There's an imp loose in the OEIS, wrecking havoc. I'm trying to catch it.

It has many tricks, but let me describe its favorite. First, it picks a small number and generates a linear recurrence of that length, picking the values by some random process favoring small numbers. Then it generates initial terms, also at random—at least as many as in the signature unless the signature is very large. It then populates the sequence to about the right number of characters. It's a smart creature, there's no denying that. It understands generating functions, links to the OEIS index, Binet and asymptotic formulas, a number of common programming languages, and so forth. Sometimes it fills those fields in, and other times it leaves them out (perhaps to be sporting, so it's not so easy to detect).

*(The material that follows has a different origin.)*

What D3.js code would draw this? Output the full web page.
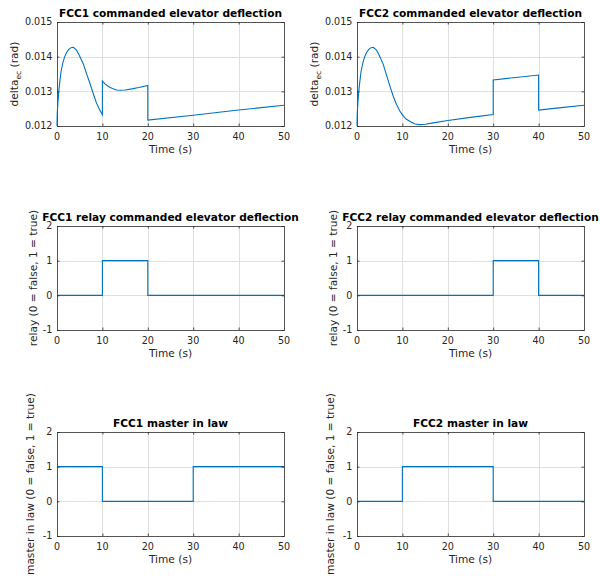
<!DOCTYPE html>
<html>
<head>
<meta charset="utf-8">
<script src="https://cdn.jsdelivr.net/npm/d3@7"></script>
<style>
  html, body { margin: 0; padding: 0; background: #fff; }
  svg { display: block; font-family: "DejaVu Sans", sans-serif; }
</style>
</head>
<body>
<svg id="chart" width="600" height="578"></svg>
<script>
// ---------------- data ----------------
const timeTicks = [0, 10, 20, 30, 40, 50];
const deltaTicks = [0.012, 0.013, 0.014, 0.015];
const deltaTickLabels = ["0.012", "0.013", "0.014", "0.015"];
const boolTicks = [-1, 0, 1, 2];
const boolTickLabels = ["-1", "0", "1", "2"];

const fcc1DeltaT = [0, 0.05, 0.2, 0.4, 0.6, 0.9, 1.3, 1.7, 2.1, 2.6, 3.1, 3.6, 4.3, 5.0, 5.8, 6.5, 7.3, 8.0, 8.7, 9.4, 10,
                    10, 10.5, 11.3, 12.2, 13.1, 14, 15, 16.5, 18, 20,
                    20, 30, 40, 50];
const fcc1DeltaV = [0.0120, 0.01235, 0.01268, 0.01300, 0.01326, 0.01358, 0.01383, 0.01400, 0.01412, 0.01421, 0.01426, 0.01427, 0.01419, 0.01401, 0.01379, 0.01351, 0.01321, 0.01293, 0.01266, 0.01247, 0.01233,
                    0.01330, 0.01322, 0.01314, 0.01308, 0.01304, 0.01303, 0.01304, 0.01307, 0.01311, 0.01317,
                    0.01217, 0.01231, 0.01246, 0.01260];

const fcc2DeltaT = [0, 0.05, 0.2, 0.4, 0.6, 0.9, 1.3, 1.7, 2.1, 2.6, 3.1, 3.6, 4.3, 5.0, 5.8, 6.5, 7.3, 8.0, 8.7, 9.4, 10,
                    10.8, 11.8, 12.8, 13.8, 15, 16.8, 20, 25, 30,
                    30, 35, 40,
                    40, 45, 50];
const fcc2DeltaV = [0.0120, 0.01235, 0.01268, 0.01300, 0.01326, 0.01358, 0.01383, 0.01400, 0.01412, 0.01421, 0.01426, 0.01427, 0.01419, 0.01401, 0.01377, 0.01347, 0.01313, 0.01285, 0.01262, 0.01244, 0.01232,
                    0.01220, 0.01212, 0.01206, 0.01204, 0.01205, 0.01209, 0.01216, 0.01225, 0.01233,
                    0.01333, 0.01340, 0.01347,
                    0.01246, 0.01253, 0.01260];

const fcc1RelayT = [0, 10, 20, 50];
const fcc1RelayV = [0, 1, 0, 0];
const fcc2RelayT = [0, 30, 40, 50];
const fcc2RelayV = [0, 1, 0, 0];
const fcc1MasterT = [0, 10, 30, 50];
const fcc1MasterV = [1, 0, 1, 1];
const fcc2MasterT = [0, 10, 30, 50];
const fcc2MasterV = [0, 1, 0, 0];

const titles = [
  "FCC1 commanded elevator deflection", "FCC2 commanded elevator deflection",
  "FCC1 relay commanded elevator deflection", "FCC2 relay commanded elevator deflection",
  "FCC1 master in law", "FCC2 master in law"
];

// ---------------- layout ----------------
const svg = d3.select("#chart");
const colX = [57, 357];
const plotW = 227;
const rowY = [22, 226, 432];
const plotH = 104;
const lineColor = "#0072BD";
const axisColor = "#262626";
const gridColor = "#dfdfdf";
const tickFont = 9.6;
const labelFont = 10.6;

const panels = [
  {row: 0, col: 0, t: fcc1DeltaT, v: fcc1DeltaV, kind: "delta", step: false},
  {row: 0, col: 1, t: fcc2DeltaT, v: fcc2DeltaV, kind: "delta", step: false},
  {row: 1, col: 0, t: fcc1RelayT, v: fcc1RelayV, kind: "relay", step: true},
  {row: 1, col: 1, t: fcc2RelayT, v: fcc2RelayV, kind: "relay", step: true},
  {row: 2, col: 0, t: fcc1MasterT, v: fcc1MasterV, kind: "master", step: true},
  {row: 2, col: 1, t: fcc2MasterT, v: fcc2MasterV, kind: "master", step: true}
];

panels.forEach((p, i) => {
  const x0 = colX[p.col], y0 = rowY[p.row];
  const g = svg.append("g").attr("transform", `translate(${x0},${y0})`);
  const x = d3.scaleLinear().domain([0, 50]).range([0, plotW]);
  let y, yt, ytl;
  if (p.kind === "delta") {
    y = d3.scaleLinear().domain([0.012, 0.015]).range([plotH, 0]);
    yt = deltaTicks; ytl = deltaTickLabels;
  } else {
    y = d3.scaleLinear().domain([-1, 2]).range([plotH, 0]);
    yt = boolTicks; ytl = boolTickLabels;
  }

  // grid
  g.append("g").selectAll("line.gx").data(timeTicks.slice(1, -1)).join("line")
    .attr("x1", d => Math.round(x(d)) + 0.5).attr("x2", d => Math.round(x(d)) + 0.5)
    .attr("y1", 0).attr("y2", plotH)
    .attr("stroke", gridColor).attr("stroke-width", 1);
  g.append("g").selectAll("line.gy").data(yt.slice(1, -1)).join("line")
    .attr("y1", d => Math.round(y(d)) + 0.5).attr("y2", d => Math.round(y(d)) + 0.5)
    .attr("x1", 0).attr("x2", plotW)
    .attr("stroke", gridColor).attr("stroke-width", 1);

  // data line
  const pts = p.t.map((t, k) => [t, p.v[k]]);
  const line = d3.line().x(d => x(d[0])).y(d => y(d[1]));
  if (p.step) line.curve(d3.curveStepAfter);
  g.append("path").datum(pts)
    .attr("d", line)
    .attr("fill", "none")
    .attr("stroke", lineColor)
    .attr("stroke-width", 1.1);

  // axes via d3 axis generators (ticks inward, labels drawn separately)
  const fmtX = d => String(d);
  const bottomAxis = d3.axisBottom(x).tickValues(timeTicks).tickSize(-2.5).tickFormat("");
  const topAxis = d3.axisTop(x).tickValues(timeTicks).tickSize(-2.5).tickFormat("");
  const leftAxis = d3.axisLeft(y).tickValues(yt).tickSize(-2.5).tickFormat("");
  const rightAxis = d3.axisRight(y).tickValues(yt).tickSize(-2.5).tickFormat("");
  const axes = [
    g.append("g").attr("transform", `translate(0,${plotH})`).call(bottomAxis),
    g.append("g").call(topAxis),
    g.append("g").call(leftAxis),
    g.append("g").attr("transform", `translate(${plotW},0)`).call(rightAxis)
  ];
  axes.forEach(a => {
    a.selectAll("path.domain").attr("stroke", "#555").attr("stroke-width", 1);
    a.selectAll(".tick line").attr("stroke", axisColor).attr("stroke-width", 0.8);
  });

  // x tick labels
  g.append("g").selectAll("text").data(timeTicks).join("text")
    .attr("x", d => x(d)).attr("y", plotH + 13.6)
    .attr("text-anchor", "middle")
    .attr("font-size", tickFont).attr("fill", axisColor)
    .text(fmtX);
  // y tick labels
  g.append("g").selectAll("text").data(yt).join("text")
    .attr("x", -4.6).attr("y", d => y(d))
    .attr("dy", "0.36em")
    .attr("text-anchor", "end")
    .attr("font-size", tickFont).attr("fill", axisColor)
    .text((d, k) => ytl[k]);

  // x label
  g.append("text")
    .attr("x", plotW / 2).attr("y", plotH + 27)
    .attr("text-anchor", "middle")
    .attr("font-size", labelFont).attr("fill", axisColor)
    .text("Time (s)");

  // y label
  const ylx = p.kind === "delta" ? 17.5 : (p.kind === "relay" ? 36.5 : 34);
  const yl = svg.append("text")
    .attr("transform", `translate(${ylx + (p.col ? 300 : 0)},${y0 + plotH / 2}) rotate(-90)`)
    .attr("text-anchor", "middle")
    .attr("font-size", labelFont).attr("fill", axisColor);
  if (p.kind === "delta") {
    yl.append("tspan").text("delta");
    yl.append("tspan").attr("font-size", 7.5).attr("dy", 3).text("ec");
    yl.append("tspan").attr("dy", -3).text(" (rad)");
  } else if (p.kind === "relay") {
    yl.text("relay (0 = false, 1 = true)");
  } else {
    yl.text("master in law (0 = false, 1 = true)");
  }

  // title
  const ty = p.row === 0 ? 17 : (p.row === 1 ? 221 : 427);
  svg.append("text")
    .attr("x", x0 + plotW / 2).attr("y", ty)
    .attr("text-anchor", "middle")
    .attr("font-size", labelFont).attr("font-weight", "bold").attr("fill", "#000")
    .text(titles[i]);
});
</script>
</body>
</html>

Other times it takes a random sequence in the OEIS and applies either some random transformation or composes it with another sequence. Since there's no connection between the two, the sequence feels disjointed: the imp's just sewing together Things That Were Not Meant To Be. (On a practical level, there are over ways to compose two sequences, and we don't have room for that many... see here for more of my thoughts on the matter.)

At the end of the day, the sequences the imp generates aren't meaningful additions to the OEIS—after all, it's just picking numbers out of a hat. I try very hard to stop the imp from hurting this encyclopedia!

What can you do? I'd ask you to catch it, but I think it's just too quick. If you see one of its sequences, please leave a 'pink box' comment so that the editors can deal with it. More importantly, if you're submitting a sequence, don't let it look like an imp-sequence lest we reject it by mistake!

Call to arms

When you submit a sequence, make sure that it doesn't look like other sequences with the numbers changed around unless there's good reason for it. Always provide some kind of motivating information, when possible, that helps distinguish your sequence from others. This not only lets the Editorial Board know how great your sequence is, but it helps the next person who comes across the sequence. (Isn't it annoying to find just the sequence you were looking for, only to find nothing but a name and the terms you had already calculated?)

Quality over quantity, please. I strive to raise the quality of this encyclopedia, and I hope that you, the reader, will try to keep high the quality of the sequences that you submit.

One rule of thumb that I use is that a sequence should take an hour to submit, between researching, reading, writing programs, and typing it up. If you're talking significantly less, that's a red flag. Are you making this sequence the best it could be? Or if there's really that little to say about it, should it really be a sequence rather than just a comment on some other sequence? Food for thought.